** Start of Given data **
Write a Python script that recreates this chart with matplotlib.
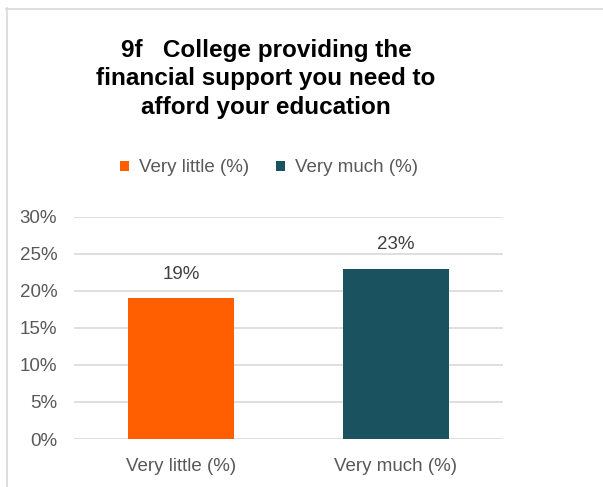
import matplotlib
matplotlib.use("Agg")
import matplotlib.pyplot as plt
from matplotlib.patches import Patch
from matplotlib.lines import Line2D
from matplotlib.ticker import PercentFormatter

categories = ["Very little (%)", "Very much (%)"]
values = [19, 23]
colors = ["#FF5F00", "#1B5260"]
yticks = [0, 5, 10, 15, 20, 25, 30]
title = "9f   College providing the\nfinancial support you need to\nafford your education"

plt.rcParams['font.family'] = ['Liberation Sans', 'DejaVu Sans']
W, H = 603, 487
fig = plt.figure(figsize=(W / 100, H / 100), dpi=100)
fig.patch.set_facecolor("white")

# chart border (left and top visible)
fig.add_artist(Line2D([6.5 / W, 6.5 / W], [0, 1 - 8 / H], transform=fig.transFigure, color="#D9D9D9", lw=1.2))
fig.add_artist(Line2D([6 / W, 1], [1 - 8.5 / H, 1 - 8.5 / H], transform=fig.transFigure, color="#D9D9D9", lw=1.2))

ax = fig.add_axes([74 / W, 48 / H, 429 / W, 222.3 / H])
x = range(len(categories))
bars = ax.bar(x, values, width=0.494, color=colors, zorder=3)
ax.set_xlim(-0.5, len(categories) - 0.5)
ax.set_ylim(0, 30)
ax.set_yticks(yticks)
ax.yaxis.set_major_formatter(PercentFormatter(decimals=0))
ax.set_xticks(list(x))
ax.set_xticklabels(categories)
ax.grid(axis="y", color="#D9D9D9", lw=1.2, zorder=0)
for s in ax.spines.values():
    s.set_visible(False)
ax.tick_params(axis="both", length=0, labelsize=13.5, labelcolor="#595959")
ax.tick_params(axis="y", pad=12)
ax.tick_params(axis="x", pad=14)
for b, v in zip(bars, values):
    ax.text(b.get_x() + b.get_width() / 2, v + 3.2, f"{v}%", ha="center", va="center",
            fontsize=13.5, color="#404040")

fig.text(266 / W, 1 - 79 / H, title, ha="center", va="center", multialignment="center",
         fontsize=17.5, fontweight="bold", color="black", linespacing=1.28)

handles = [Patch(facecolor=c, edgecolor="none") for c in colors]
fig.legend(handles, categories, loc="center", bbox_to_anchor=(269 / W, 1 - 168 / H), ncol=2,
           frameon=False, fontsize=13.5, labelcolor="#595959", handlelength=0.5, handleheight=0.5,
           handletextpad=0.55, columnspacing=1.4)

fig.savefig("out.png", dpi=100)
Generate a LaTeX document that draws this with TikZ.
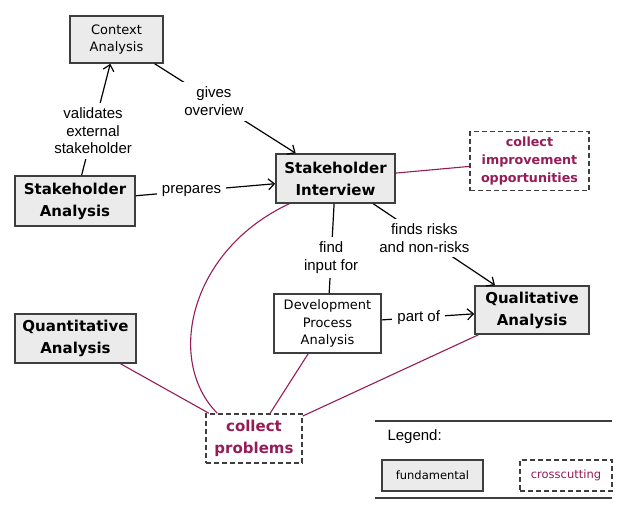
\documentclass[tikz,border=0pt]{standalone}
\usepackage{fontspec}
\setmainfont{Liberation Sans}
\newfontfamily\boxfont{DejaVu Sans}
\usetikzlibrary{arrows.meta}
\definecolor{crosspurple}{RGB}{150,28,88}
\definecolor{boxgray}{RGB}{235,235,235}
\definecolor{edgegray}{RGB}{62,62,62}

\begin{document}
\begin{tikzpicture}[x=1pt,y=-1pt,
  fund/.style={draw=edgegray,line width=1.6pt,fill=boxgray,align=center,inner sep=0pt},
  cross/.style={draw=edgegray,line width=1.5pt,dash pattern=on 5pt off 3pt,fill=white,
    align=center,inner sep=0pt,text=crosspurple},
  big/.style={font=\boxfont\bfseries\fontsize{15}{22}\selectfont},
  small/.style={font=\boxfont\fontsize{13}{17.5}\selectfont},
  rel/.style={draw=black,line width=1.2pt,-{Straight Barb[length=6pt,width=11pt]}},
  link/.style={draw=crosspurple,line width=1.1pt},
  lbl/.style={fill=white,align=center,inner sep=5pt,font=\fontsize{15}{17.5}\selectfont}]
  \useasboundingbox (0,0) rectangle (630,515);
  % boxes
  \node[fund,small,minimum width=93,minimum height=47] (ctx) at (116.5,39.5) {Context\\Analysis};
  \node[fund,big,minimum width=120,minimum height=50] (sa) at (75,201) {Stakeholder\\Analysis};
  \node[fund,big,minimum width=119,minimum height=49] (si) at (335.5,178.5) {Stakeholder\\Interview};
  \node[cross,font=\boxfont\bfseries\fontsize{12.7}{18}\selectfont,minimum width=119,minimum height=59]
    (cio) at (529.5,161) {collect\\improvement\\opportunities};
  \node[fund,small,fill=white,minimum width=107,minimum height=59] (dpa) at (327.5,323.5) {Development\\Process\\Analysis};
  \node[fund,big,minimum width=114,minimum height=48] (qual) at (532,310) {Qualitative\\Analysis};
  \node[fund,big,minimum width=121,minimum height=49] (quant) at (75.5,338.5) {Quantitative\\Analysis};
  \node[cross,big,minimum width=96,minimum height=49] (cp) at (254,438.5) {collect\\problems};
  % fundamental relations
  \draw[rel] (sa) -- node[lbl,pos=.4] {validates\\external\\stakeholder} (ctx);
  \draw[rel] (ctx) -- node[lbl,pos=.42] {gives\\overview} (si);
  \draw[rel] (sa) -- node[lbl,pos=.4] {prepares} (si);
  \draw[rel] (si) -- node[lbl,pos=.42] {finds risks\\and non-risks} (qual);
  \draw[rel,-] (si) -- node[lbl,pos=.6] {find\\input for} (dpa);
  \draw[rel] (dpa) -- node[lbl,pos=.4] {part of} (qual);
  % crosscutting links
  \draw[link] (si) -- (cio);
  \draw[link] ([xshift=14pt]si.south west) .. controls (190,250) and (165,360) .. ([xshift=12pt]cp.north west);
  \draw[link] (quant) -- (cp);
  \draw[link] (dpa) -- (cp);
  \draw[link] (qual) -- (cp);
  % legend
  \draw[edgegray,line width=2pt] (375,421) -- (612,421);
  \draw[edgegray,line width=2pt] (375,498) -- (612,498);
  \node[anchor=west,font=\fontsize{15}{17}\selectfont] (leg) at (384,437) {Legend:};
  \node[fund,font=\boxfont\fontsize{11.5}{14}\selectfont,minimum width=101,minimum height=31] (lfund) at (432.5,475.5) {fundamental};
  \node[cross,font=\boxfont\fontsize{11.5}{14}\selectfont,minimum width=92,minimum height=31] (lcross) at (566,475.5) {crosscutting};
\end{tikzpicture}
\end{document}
** End of Given data **
▸ Prompt: Output the full set of records above without changing a word, and drop the images.

▸ Finished task:
Write a Python script that recreates this chart with matplotlib.
import matplotlib
matplotlib.use("Agg")
import matplotlib.pyplot as plt
from matplotlib.patches import Patch
from matplotlib.lines import Line2D
from matplotlib.ticker import PercentFormatter

categories = ["Very little (%)", "Very much (%)"]
values = [19, 23]
colors = ["#FF5F00", "#1B5260"]
yticks = [0, 5, 10, 15, 20, 25, 30]
title = "9f   College providing the\nfinancial support you need to\nafford your education"

plt.rcParams['font.family'] = ['Liberation Sans', 'DejaVu Sans']
W, H = 603, 487
fig = plt.figure(figsize=(W / 100, H / 100), dpi=100)
fig.patch.set_facecolor("white")

# chart border (left and top visible)
fig.add_artist(Line2D([6.5 / W, 6.5 / W], [0, 1 - 8 / H], transform=fig.transFigure, color="#D9D9D9", lw=1.2))
fig.add_artist(Line2D([6 / W, 1], [1 - 8.5 / H, 1 - 8.5 / H], transform=fig.transFigure, color="#D9D9D9", lw=1.2))

ax = fig.add_axes([74 / W, 48 / H, 429 / W, 222.3 / H])
x = range(len(categories))
bars = ax.bar(x, values, width=0.494, color=colors, zorder=3)
ax.set_xlim(-0.5, len(categories) - 0.5)
ax.set_ylim(0, 30)
ax.set_yticks(yticks)
ax.yaxis.set_major_formatter(PercentFormatter(decimals=0))
ax.set_xticks(list(x))
ax.set_xticklabels(categories)
ax.grid(axis="y", color="#D9D9D9", lw=1.2, zorder=0)
for s in ax.spines.values():
    s.set_visible(False)
ax.tick_params(axis="both", length=0, labelsize=13.5, labelcolor="#595959")
ax.tick_params(axis="y", pad=12)
ax.tick_params(axis="x", pad=14)
for b, v in zip(bars, values):
    ax.text(b.get_x() + b.get_width() / 2, v + 3.2, f"{v}%", ha="center", va="center",
            fontsize=13.5, color="#404040")

fig.text(266 / W, 1 - 79 / H, title, ha="center", va="center", multialignment="center",
         fontsize=17.5, fontweight="bold", color="black", linespacing=1.28)

handles = [Patch(facecolor=c, edgecolor="none") for c in colors]
fig.legend(handles, categories, loc="center", bbox_to_anchor=(269 / W, 1 - 168 / H), ncol=2,
           frameon=False, fontsize=13.5, labelcolor="#595959", handlelength=0.5, handleheight=0.5,
           handletextpad=0.55, columnspacing=1.4)

fig.savefig("out.png", dpi=100)
Generate a LaTeX document that draws this with TikZ.
\documentclass[tikz,border=0pt]{standalone}
\usepackage{fontspec}
\setmainfont{Liberation Sans}
\newfontfamily\boxfont{DejaVu Sans}
\usetikzlibrary{arrows.meta}
\definecolor{crosspurple}{RGB}{150,28,88}
\definecolor{boxgray}{RGB}{235,235,235}
\definecolor{edgegray}{RGB}{62,62,62}

\begin{document}
\begin{tikzpicture}[x=1pt,y=-1pt,
  fund/.style={draw=edgegray,line width=1.6pt,fill=boxgray,align=center,inner sep=0pt},
  cross/.style={draw=edgegray,line width=1.5pt,dash pattern=on 5pt off 3pt,fill=white,
    align=center,inner sep=0pt,text=crosspurple},
  big/.style={font=\boxfont\bfseries\fontsize{15}{22}\selectfont},
  small/.style={font=\boxfont\fontsize{13}{17.5}\selectfont},
  rel/.style={draw=black,line width=1.2pt,-{Straight Barb[length=6pt,width=11pt]}},
  link/.style={draw=crosspurple,line width=1.1pt},
  lbl/.style={fill=white,align=center,inner sep=5pt,font=\fontsize{15}{17.5}\selectfont}]
  \useasboundingbox (0,0) rectangle (630,515);
  % boxes
  \node[fund,small,minimum width=93,minimum height=47] (ctx) at (116.5,39.5) {Context\\Analysis};
  \node[fund,big,minimum width=120,minimum height=50] (sa) at (75,201) {Stakeholder\\Analysis};
  \node[fund,big,minimum width=119,minimum height=49] (si) at (335.5,178.5) {Stakeholder\\Interview};
  \node[cross,font=\boxfont\bfseries\fontsize{12.7}{18}\selectfont,minimum width=119,minimum height=59]
    (cio) at (529.5,161) {collect\\improvement\\opportunities};
  \node[fund,small,fill=white,minimum width=107,minimum height=59] (dpa) at (327.5,323.5) {Development\\Process\\Analysis};
  \node[fund,big,minimum width=114,minimum height=48] (qual) at (532,310) {Qualitative\\Analysis};
  \node[fund,big,minimum width=121,minimum height=49] (quant) at (75.5,338.5) {Quantitative\\Analysis};
  \node[cross,big,minimum width=96,minimum height=49] (cp) at (254,438.5) {collect\\problems};
  % fundamental relations
  \draw[rel] (sa) -- node[lbl,pos=.4] {validates\\external\\stakeholder} (ctx);
  \draw[rel] (ctx) -- node[lbl,pos=.42] {gives\\overview} (si);
  \draw[rel] (sa) -- node[lbl,pos=.4] {prepares} (si);
  \draw[rel] (si) -- node[lbl,pos=.42] {finds risks\\and non-risks} (qual);
  \draw[rel,-] (si) -- node[lbl,pos=.6] {find\\input for} (dpa);
  \draw[rel] (dpa) -- node[lbl,pos=.4] {part of} (qual);
  % crosscutting links
  \draw[link] (si) -- (cio);
  \draw[link] ([xshift=14pt]si.south west) .. controls (190,250) and (165,360) .. ([xshift=12pt]cp.north west);
  \draw[link] (quant) -- (cp);
  \draw[link] (dpa) -- (cp);
  \draw[link] (qual) -- (cp);
  % legend
  \draw[edgegray,line width=2pt] (375,421) -- (612,421);
  \draw[edgegray,line width=2pt] (375,498) -- (612,498);
  \node[anchor=west,font=\fontsize{15}{17}\selectfont] (leg) at (384,437) {Legend:};
  \node[fund,font=\boxfont\fontsize{11.5}{14}\selectfont,minimum width=101,minimum height=31] (lfund) at (432.5,475.5) {fundamental};
  \node[cross,font=\boxfont\fontsize{11.5}{14}\selectfont,minimum width=92,minimum height=31] (lcross) at (566,475.5) {crosscutting};
\end{tikzpicture}
\end{document}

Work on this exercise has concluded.